District 4 includes all of the R Section, the E Section, parts of the W Section, the K, LL and the Z sections. Geographically, it extends across U.S. 1 west a certain distance, but few people live there. See a map of the district here.
The application form, which you may download and mail, is below. The position pays less than $10,000 a year, or a little more than $800 a month, with some minor electronic perks.
The application deadline is Wednesday, May 23 at noon.
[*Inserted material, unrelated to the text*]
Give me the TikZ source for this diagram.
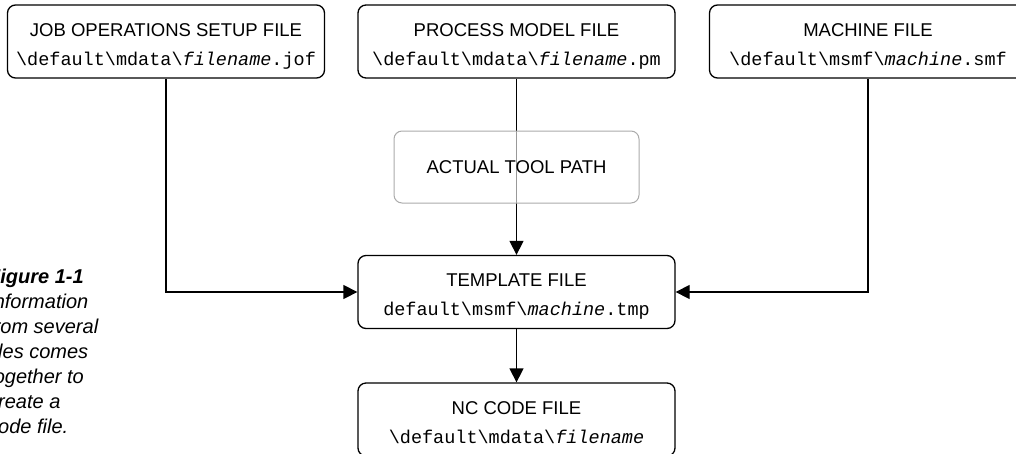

The application may be mailed to:
Virginia Smith
City Clerk
160 Lake Avenue
Palm Coast, FL 32164
Download the Application for City Council, District 4 (2018)
Lou says
Secrecy is the tool of a corrupt system..
Secrecy is hiding Stuff from the public.
Support OPEN SOCIETY!,,,,
Chris A Pickett says
Yeah I’m sure he wanted it done in secrecy, that way it is someone to further his “agenda”. Very sad it was ever allowed or considered. This should really make people think about what is going on.
Just the truth says
Thank you Mayor Holland for open interviews instead of closed door ones. Can you do that now and quickly to get rid of Jim Landon, he is bringing this town down each and every day he is in office.
palmcoaster says
Don’t even start me in what is going on. That planned destruction and remodel of currently beautifully landscaped White View Parkway when Florida Park Drive heavy traffic needing a bypass to also prevent those many vehicles emissions to poison those families with structures so close to the curve. The need for a landscape barrier between the curve and the sidewalk that will help to deflect some of those emissions and also beautify FPD. Also the repair of the drainage by Holland Park sidewalk where mothers with baby carriages and elderly slide around on the slime created by the park leak into FPD that now forms a large pond on it and the corner of Fawn Lane becoming a hazard for the heavy traffic as well. Those are priorities to fix and not White View Parkway, given a bogus reason!